Under his chairmanship, oil production exceeded 1.207 million barrels per day in 2023, recovering from lows that had left the sector badly undersupplied. He used international forums, including ADIPEC in Abu Dhabi and the Libya Energy and Economic Summit in Tripoli, to signal a shift in how the NOC intended to engage with foreign investors. Meetings with senior executives from Shell, Total, Eni, Repsol, and ADNOC focused on expanding exploration and production partnerships. Bengdara pushed to open a licensing round for exploration blocks that had been stalled for more than seventeen years. Seventeen years. That is not a delay. That is a generation.
He also brought energy transition language into a conversation that had, in Libya, been almost entirely absent. His engagement with Masdar, the Abu Dhabi renewable energy company, on potential solar developments was one signal of that. The NOC’s formal “Think Tomorrow” sustainability programme, which set targets for gas flaring elimination and renewable energy generation across oil field operations, was another. Libya’s oil fields receive over 3,200 hours of annual sunlight, a resource of almost absurd abundance, that had never been converted into energy supply for the fields themselves.

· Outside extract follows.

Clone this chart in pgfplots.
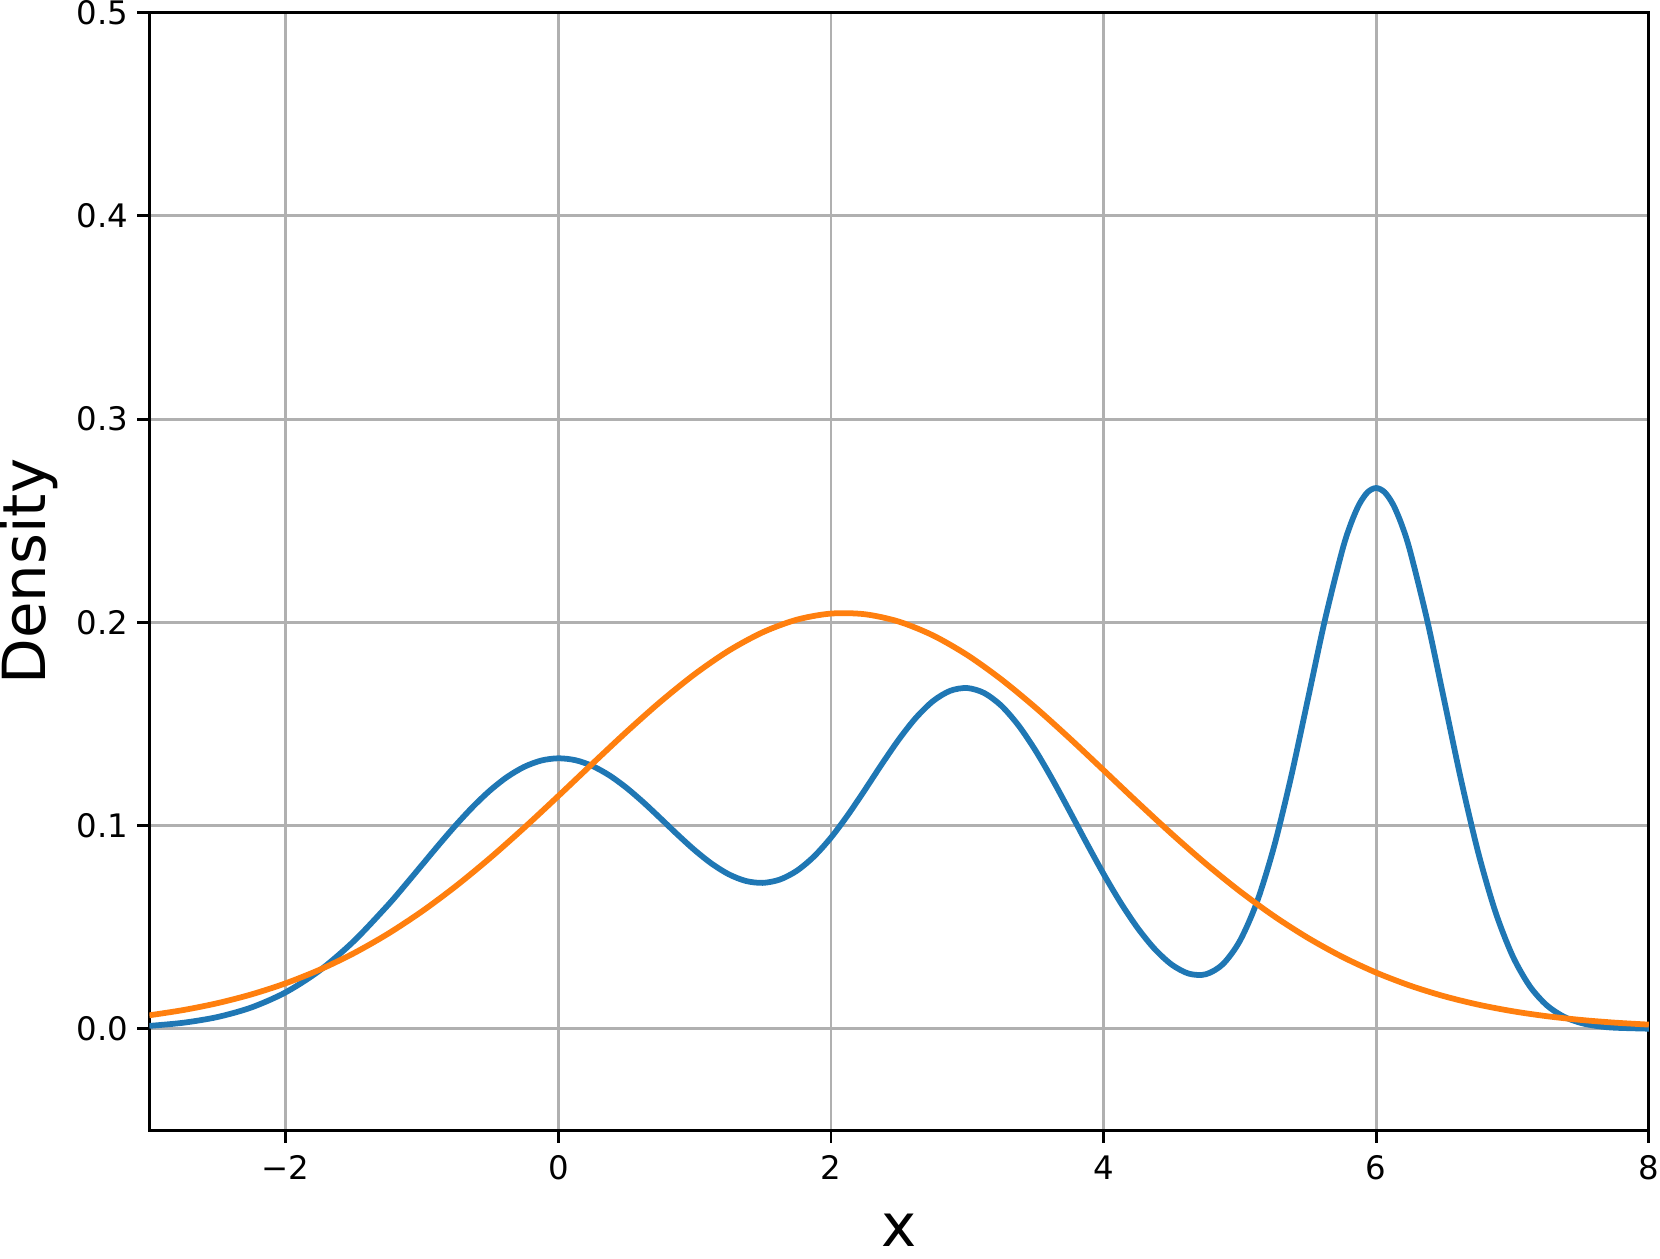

Since stepping back from the NOC chairmanship in December 2024, Bengdara has remained active in regional finance through his current role as non-executive deputy chairman of Bank Al Masraf in the UAE. The bank is jointly owned by the UAE’s Emirates Investment Authority, Libya’s Foreign Bank, and Algeria’s Banque Extérieure d’Algérie. In full-year 2025, it reported pre-tax profit growth of 31% to AED 336 million, with total assets reaching AED 26.7 billion. It is a trilateral institution with a mandate spanning North Africa and the Gulf; its governance requires exactly the kind of cross-jurisdictional financial experience that defines Bengdara’s career.
He also continues to chair Sohoul Agriculture, the agricultural investment company he founded in 2019, which has developed one of the world’s largest hyper-intensive olive oil farming operations in Libya.
The arc from Sheffield-trained monetary economist to central bank governor to international energy executive is not a common one. What makes it coherent is less any single institution than the consistency of the underlying position: that capital, properly governed, is the mechanism through which Libya’s natural endowments, in oil, in land, in sunlight, become durable economic infrastructure. Thirty years in. Still building.